Date I finished reading: May 10, 2015
Genre: Memoir
Rating: A
Review: In 1981, Leonard Mlodinow got his PhD in physics from Berkeley. His dissertation was so good that he landed a dream job - a fellowship at Caltech, with no duties or obligations. He didn't have to teach (but could if he wanted) and he could study whatever he liked.
He arrives.
In the office next to him is Murray Gell-Mann. Down the hall is Richard Feynman - these are the two most important American physicists of the post World War II era. Also on the hall is John Schwarz, who would do more than anyone else to develop string theory - which dominates physics nowadays. Leonard Mlodinow is not at all sure he belongs; he takes his troubles down the hall to Richard Feynman. This is the story of what happens next.
At the time, Feynman was already dying from cancer; he's famously cantankerous and iconoclastic. As Mlodinow puts it, Richard Feynman has many of the positive and negative aspects of a child - a grown up, and extraordinarily brilliant child, to be sure, but a child nonetheless. He does what he wants, whether it is rude or not - and is known for walking out in the middle of a talk if he is bored with it. Murray Gell-Mann is his peer, his friend, his rival, and his nemesis. Gell-Mann, best known as a physicist, is also a linguist and an expert on birds; he knows all about antiquities; he knows all about almost everything, and isn't the least bit shy about telling people what he knows.
But what Leonard Mlodinow learns from Richard Feynman and Murray Gell-Mann is not so much physics - at least, any physics he learns is only alluded to in this book - as how to live a life worth living; how to follow his own star. He winds up, in the end, leaving Caltech and leaving physics - he became a professional writer, both of popular science books and of screenplays for Star Trek.
The subtitle of this Feynman's Rainbow is A Search for Beauty in Physics and in Life. And that's what this little book is. In the story that gave rise to the title, Mlodinow comes upon Feynman looking intently at a rainbow. In the conversation that follows, we learn that it was Rene Descartes who first analyzed the rainbow. Feynman asks Mlodinow what he thinks Descartes' inspiration was.
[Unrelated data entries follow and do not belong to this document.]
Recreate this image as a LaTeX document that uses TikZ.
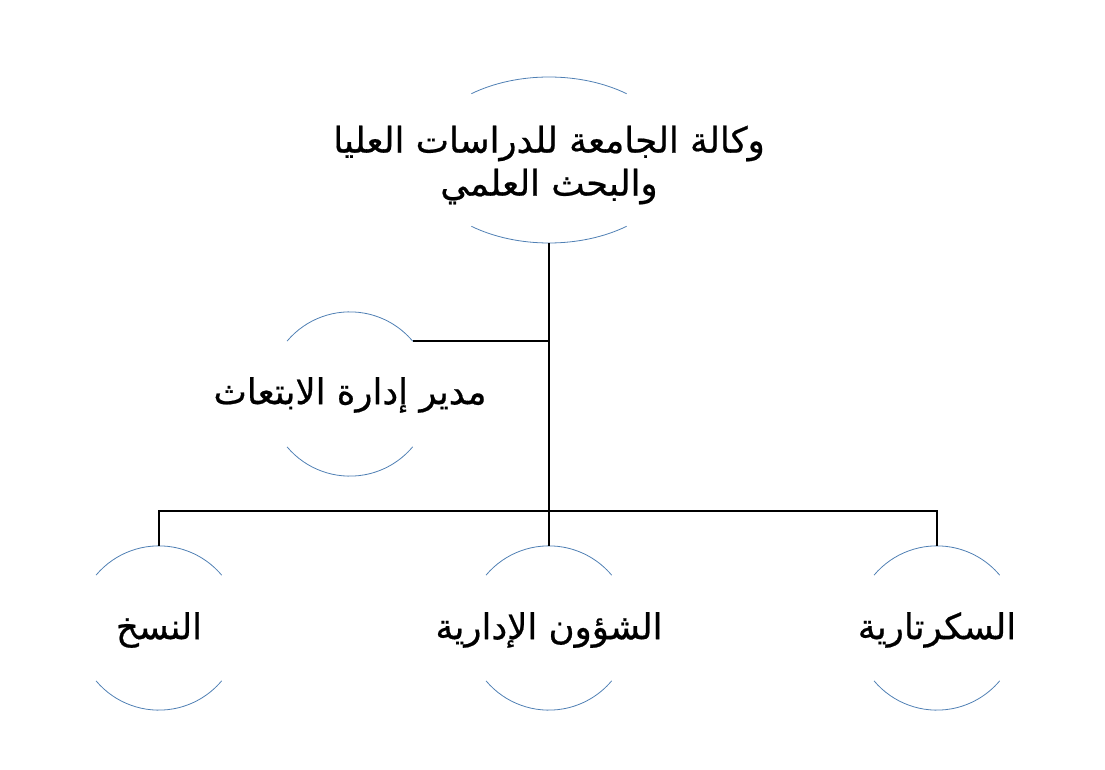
\documentclass[tikz,border=0pt]{standalone}
\usepackage{fontspec}
\newfontfamily\arabicfont[Script=Arabic,FakeBold=0.6]{DejaVu Sans}
\TeXXeTstate=1
\usetikzlibrary{shapes.geometric}
\definecolor{arcblue}{RGB}{80,128,180}
\tikzset{
  circnode/.style={circle, minimum size=164pt, inner sep=0pt, draw=none},
  ellnode/.style={ellipse, minimum width=258pt, minimum height=166pt, inner sep=0pt, draw=none},
  txt/.style={font=\arabicfont\fontsize{35.5}{43}\selectfont, align=center, inner sep=0pt},
  arcst/.style={draw=arcblue, line width=0.8pt},
  conn/.style={draw=black, line width=2pt}
}
\begin{document}
\begin{tikzpicture}[x=1pt,y=1pt]
\useasboundingbox (0,0) rectangle (1105,769);
% shapes
\node[ellnode] (top) at (549,609) {};
\node[circnode] (dir) at (350,375) {};
\node[circnode] (left) at (159,141) {};
\node[circnode] (mid) at (549,141) {};
\node[circnode] (right) at (937,141) {};
% arcs
\draw[arcst] ([shift={(127:129pt and 83pt)}]top.center) arc[start angle=127, end angle=53, x radius=129pt, y radius=83pt];
\draw[arcst] ([shift={(233:129pt and 83pt)}]top.center) arc[start angle=233, end angle=307, x radius=129pt, y radius=83pt];
\foreach \n in {dir,left,mid,right}{
  \draw[arcst] (\n.140) arc[start angle=140, end angle=40, radius=82pt];
  \draw[arcst] (\n.220) arc[start angle=220, end angle=320, radius=82pt];
}
% texts
\node[txt] (toptxt) at (549,604) {\beginR وكالة الجامعة للدراسات العليا\endR\\\beginR والبحث العلمي\endR};
\node[txt] (dirtxt) at (350,374) {\beginR مدير إدارة الابتعاث\endR};
\node[txt] (lefttxt) at (159,139) {\beginR النسخ\endR};
\node[txt] (midtxt) at (549,139) {\beginR الشؤون الإدارية\endR};
\node[txt] (righttxt) at (937,139) {\beginR السكرتارية\endR};
% connectors
\coordinate (bus) at (549,258);
\draw[conn] (top.south) -- (mid.north);
\draw[conn] (dir.40) -- (dir.40 -| top.south);
\draw[conn] (left.north) -- (left.north |- bus) -- (right.north |- bus) -- (right.north);
\end{tikzpicture}
\end{document}
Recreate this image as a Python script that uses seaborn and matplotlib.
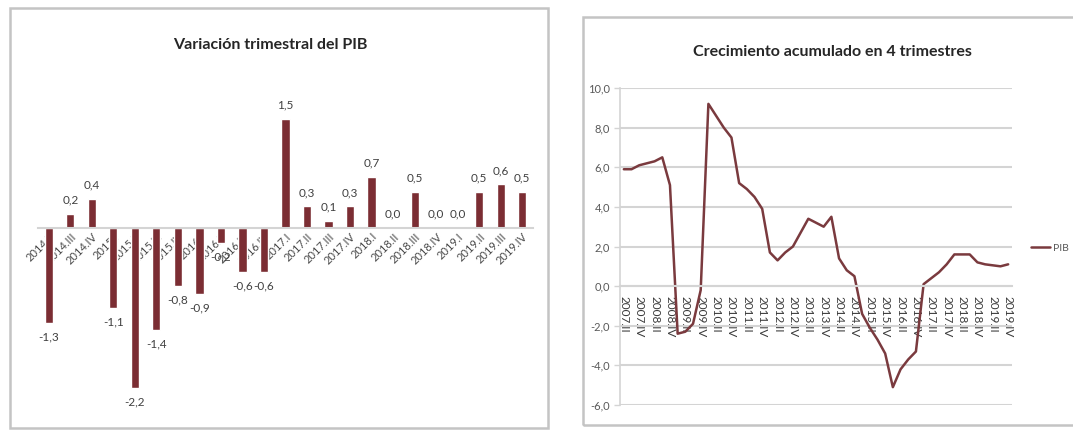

Mlodinow says:
"I suppose ... the realization that the problem could be analyzed by considering a single drop, and the geometry of the situation"
Richard Feynman: "You're overlooking a key feature of the phenomenon".
Leonard Mlodinow: "OK, I give up. What would you say inspired his theory?"
Richard Feynman: "I would say his inspiration was that he thought rainbows were beautiful".
That's Richard Feynman at his best; Mlodinow learned a lot from him, and, if you're like me, you'll learn a lot from this book.